Agency officials received more than 6,500 public comments on draft environmental impact statements on the murrelet strategy and sustainable harvest calculation this spring.

Final environmental impact statements will be published next March, and the board will adopt final plans in November 2018, DNR Deputy Supervisor of State Uplands Angus Brodie has said.

Johnson said he planned to cite statistics from a recent forum on homelessness in Clallam County to describe social impacts of arrearage and DNR forest management.

Poverty rates are as high as 20 percent in Port Angeles and 23 percent in Forks, Johnson said, and Clallam County’s average annual wage is $36,000 compared to a statewide average of about $55,000.

A 2016 report from the Employment Security Office, the average annual wage in 2015 was $36,612 while the state’s average annual wage was $56,650.

“Our county is not the most well endowed financial county that one might look at,” Johnson said.

Moreover, DNR should meet “basic best business practices” and provide revenue forecasts to junior taxing districts that rely on timber revenue.

“I can’t believe an agency can’t give you a forecast or a budget for the next year,” Johnson said. “I’m sorry, it just doesn’t make any sense.”

Stan Creasey, chief accountant in the Clallam County Auditor’s Office, said he, too, planned to testify about the need for better financial projections from DNR.
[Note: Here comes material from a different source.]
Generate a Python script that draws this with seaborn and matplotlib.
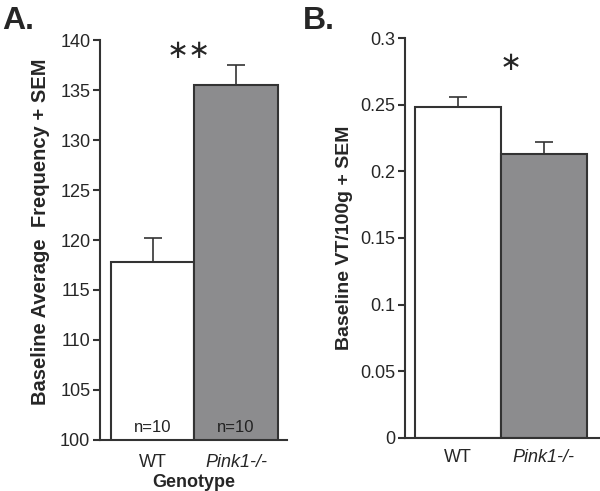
import numpy as np
import pandas as pd
import matplotlib.pyplot as plt
import seaborn as sns

# ── Data ─────────────────────────────────────────────
genotypes = ['WT', 'Pink1-/-']
freq_mean = [117.8, 135.5]
freq_sem = [2.4, 2.0]
vt_mean = [0.248, 0.213]
vt_sem = [0.008, 0.009]
n_labels = ['n=10', 'n=10']
bar_colors = ['#ffffff', '#8c8c8e']

sns.set_theme(style='ticks')
plt.rcParams['font.family'] = ['Liberation Sans', 'DejaVu Sans']

fig = plt.figure(figsize=(6, 4.91), dpi=100)
axA = fig.add_axes([0.1667, 0.1039, 0.3117, 0.8146])
axB = fig.add_axes([0.675, 0.108, 0.323, 0.8146])

edge = '#333333'


def draw_panel(ax, means, sems, ylim, yticks, ylabel, xlim, ylab_size, xpad):
    df = pd.DataFrame({'genotype': genotypes, 'value': means})
    sns.barplot(data=df, x='genotype', y='value', hue='genotype',
                palette=bar_colors, width=1.0, edgecolor=edge,
                linewidth=1.5, legend=False, ax=ax)
    ax.errorbar(genotypes, means, yerr=[[0, 0], sems], fmt='none',
                ecolor=edge, elinewidth=1.2, capsize=6.5, capthick=1.2)
    ax.set_ylim(*ylim)
    ax.set_xlim(*xlim)
    ax.set_yticks(yticks)
    ax.set_yticklabels([f'{t:g}' for t in yticks])
    ax.set_ylabel(ylabel, fontsize=ylab_size, fontweight='bold', labelpad=5)
    ax.tick_params(axis='y', labelsize=13, length=5, width=1.5,
                   color=edge, pad=2)
    ax.tick_params(axis='x', labelsize=13, length=0, pad=xpad)
    for s in ['top', 'right']:
        ax.spines[s].set_visible(False)
    for s in ['left', 'bottom']:
        ax.spines[s].set_linewidth(1.5)
        ax.spines[s].set_color(edge)
    ax.get_xticklabels()[1].set_fontstyle('italic')


# Panel A
draw_panel(axA, freq_mean, freq_sem, (100, 140), np.arange(100, 141, 5),
           'Baseline Average  Frequency + SEM', (-0.63, 1.61), 14.5, 10)
axA.yaxis.set_label_coords(-0.27, 0.52)
axA.set_xlabel('Genotype', fontsize=13, fontweight='bold', labelpad=2)
for i, lab in enumerate(n_labels):
    axA.text(i, 100.5, lab, ha='center', va='bottom', fontsize=12,
             color='#222222')
axA.text(0.43, 138.9, '\u2217\u2217', ha='center', va='center', fontsize=19,
         family='DejaVu Sans')

# Panel B
draw_panel(axB, vt_mean, vt_sem, (0, 0.3), [0, 0.05, 0.1, 0.15, 0.2, 0.25, 0.3],
           'Baseline VT/100g + SEM', (-0.62, 1.64), 14, 8)
axB.set_xlabel('')
axB.text(0.615, 0.281, '\u2217', ha='center', va='center', fontsize=19,
         family='DejaVu Sans')

fig.text(0.003, 0.988, 'A.', fontsize=23, fontweight='bold', va='top')
fig.text(0.505, 0.988, 'B.', fontsize=23, fontweight='bold', va='top')

plt.savefig('out.png', dpi=100)
plt.close()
Speakers are limited to three minutes.

Peach, a retired Rayonier executive, represents 21 timber counties as vice chair of the Board of Natural Resources.

The third Clallam County commissioner, Chairman Mark Ozias, said he was comfortable with an outline that Johnson had prepared for the DNR meeting.

“The accounting and budgeting issues are of particular importance, I think,” Ozias said.

“To me, that seems like the element of all this that we have the potential to actually have some positive influence on, or at least the most potential to really influence. So I’m glad to see that focus there.”

Ozias said there was a “little more difference of opinion” about how to handle arrearage.

“I like the message that we deserve to be treated equitably, and that it’s our recommendation that we collectively find a way to address the arrearage issue expeditiously,” Ozias told Johnson.

“In general, I’m happy with both of those messages, and I appreciate, again, your willingness to go down and help elevate our voice and make it heard.”

Board of Natural Resources meetings are broadcast and archived on TVW, the state’s public affairs network.